(1.) The only question in dispute in the present appeal is whether the landlord Plaintiff is entitled to claim education cess in addition to the rent which was fixed under the patni lease dated June 6, 1879. Both the courts below have found against the -Plaintiff. The relevant portion as appearing in the patni lease, dated June 6, 1879, is as follows:
(2.) Reliance has been placed on various decisions of this Court and of the Patna Court for convincing us that on the terms of the present contract the landlord did not contract under his right which might enure to his benefit by any subsequent legislation. The authorities are now well settled that the right which is given to the landlord to realise amounts of road cess under Section 41 of the Cess Act (IX of 1880) is neither an exhaustive provision, nor is the said provision prohibitive of contracts between, parties. It does not bar contracts by which a tenant is made to pay either the whole cess or the landlord is required to pay the entire amount of the cess, Ashutosh Dhar v.
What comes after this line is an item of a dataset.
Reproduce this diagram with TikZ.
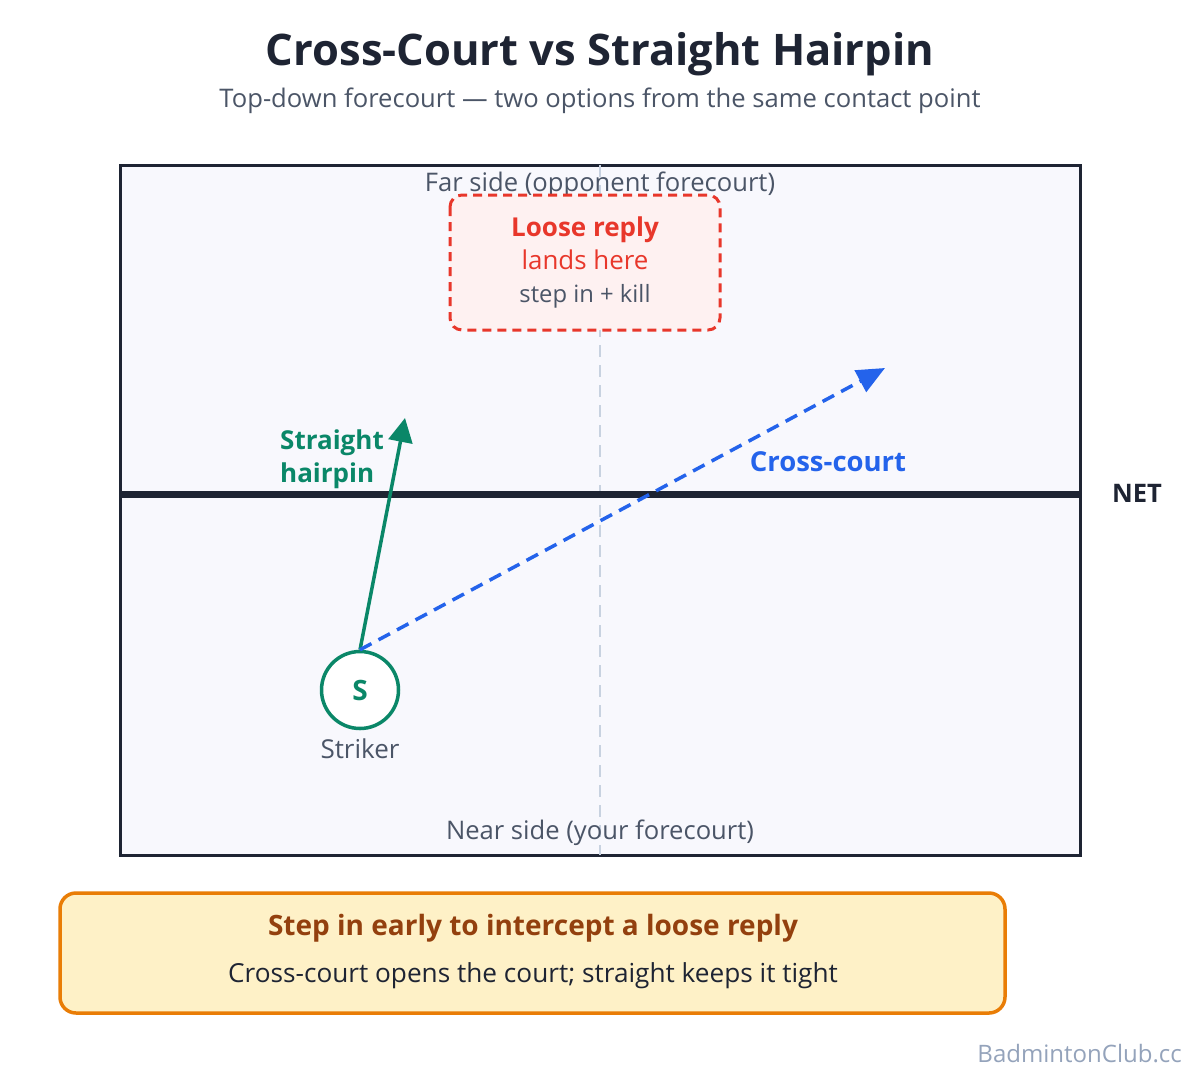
\documentclass[tikz,border=0pt]{standalone}
\usepackage{fontspec}
\setmainfont{Open Sans}
\usetikzlibrary{arrows.meta}
\definecolor{ink}{HTML}{1E2433}
\definecolor{slate}{HTML}{4B5567}
\definecolor{courtbg}{HTML}{F8F8FD}
\definecolor{midline}{HTML}{C8D2E0}
\definecolor{loosered}{HTML}{E8372B}
\definecolor{loosebg}{HTML}{FEF1F1}
\definecolor{greenS}{HTML}{0A8768}
\definecolor{blueC}{HTML}{2463EB}
\definecolor{orangeB}{HTML}{E97D06}
\definecolor{tipbg}{HTML}{FEF1C7}
\definecolor{brownT}{HTML}{93400E}
\definecolor{water}{HTML}{94A3BB}
\newcommand{\fs}[1]{\fontsize{#1}{#1}\selectfont}
\tikzset{
  lbl/.style={inner sep=0pt, anchor=base},
}
\begin{document}
\begin{tikzpicture}[x=1pt,y=-1pt]
\useasboundingbox (0,0) rectangle (1200,1080);
\fill[white] (0,0) rectangle (1200,1080);
% title
\node[lbl, text=ink] (title) at (600,65) {\fs{43.5}\bfseries Cross-Court vs Straight Hairpin};
\node[lbl, text=slate] (sub) at (600,107) {\fs{25.6}Top-down forecourt — two options from the same contact point};
% court
\draw[ink, line width=3, fill=courtbg] (120,165) rectangle (1080,855);
\coordinate (midtop) at (600,165);
\coordinate (midbot) at (600,855);
\draw[midline, line width=2.5, dash pattern=on 12 off 8] (midtop) -- (midbot);
\coordinate (netL) at (120,494);
\coordinate (netR) at (1080,494);
\draw[ink, line width=7] (netL) -- (netR);
\node[lbl, text=ink] (net) at (1137,502) {\fs{25.5}\bfseries NET};
\node[lbl, text=slate] (far) at (600,191) {\fs{25.6}Far side (opponent forecourt)};
\node[lbl, text=slate] (near) at (600,839) {\fs{25.6}Near side (your forecourt)};
% loose reply box
\draw[loosered, line width=3, dash pattern=on 9 off 6, fill=loosebg, rounded corners=12] (450,195) rectangle (720,330);
\node[lbl, text=loosered] (loose) at (585,236) {\fs{26}\bfseries Loose reply};
\node[lbl, text=loosered] (lands) at (585,269) {\fs{25.9}lands here};
\node[lbl, text=slate] (kill) at (585,302) {\fs{23.8}step in + kill};
% striker
\node[circle, draw=greenS, line width=3.5, fill=white, minimum size=77, inner sep=0pt, text=greenS] (S) at (360,690) {\fs{28}\bfseries S};
\node[lbl, text=slate] (striker) at (360,758) {\fs{26}Striker};
% arrows
\coordinate (straightEnd) at (405,418);
\coordinate (crossEnd) at (885,368);
\draw[greenS, line width=3.5, -{Triangle[length=24,width=24]}] (S.north) -- (straightEnd);
\draw[blueC, line width=3.5, dash pattern=on 13 off 8, -{Triangle[length=28,width=24]}] (S.north) -- (crossEnd);
\node[lbl, text=greenS, anchor=base west] (sh1) at (280,449) {\fs{26}\bfseries Straight};
\node[lbl, text=greenS, anchor=base west] (sh2) at (280,482) {\fs{26}\bfseries hairpin};
\node[lbl, text=blueC] (cc) at (828,471) {\fs{27.5}\bfseries Cross-court};
% bottom tip box
\draw[orangeB, line width=3.5, fill=tipbg, rounded corners=16] (60,893) rectangle (1005,1013);
\node[lbl, text=brownT] (tip1) at (533,935) {\fs{28}\bfseries Step in early to intercept a loose reply};
\node[lbl, text=ink] (tip2) at (533,982) {\fs{26.2}Cross-court opens the court; straight keeps it tight};
\node[lbl, text=water, anchor=base east] (wm) at (1182,1062) {\fs{24}BadmintonClub.cc};
\end{tikzpicture}
\end{document}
Amir Mollah,1900 3 CalLJ 337 Pitamber Choudhury v. Sheikh Rahmat Ali,1921 1 ILR(Pat) 218 and Mahanand Sahai v. Sayedunnissa Bibi,1907 12 CalWN 154. The same principle applies in the case of the Rural Primary Education Act. The liability which is imposed under Section 29 and 30 of this Act is, under Section 32 of the same Act, subject to the provisions of the Cess Act of 1880, as far as possible, to the assessment, levy, payment and recovery of the primary education cess. There is no question and it has not been controverted before us, that the principles enunciated by this Court while interpreting Section 41 of the Cess Act are equally attracted while interpreting Sections 29 and 30 of the Rural Primary Education Act. If the legal right which a person has got, to realise certain amounts from another, or the legal liability of another to make a payment is attempted to be proved to have been contracted out, it must be shown clearly that the parties had intended to do so. So far as the then existing impositions are concerned, the terms of a contract may very often limit the rights of the landlord to realise the same.
(3.) Difficulties, however, arise when fresh impositions are created under future statutes. It had been laid down and it has not been questioned before us also, that in such a case there must be, on a reading of the contract as a whole, the clear intention of the parties that all future impositions were also thought of.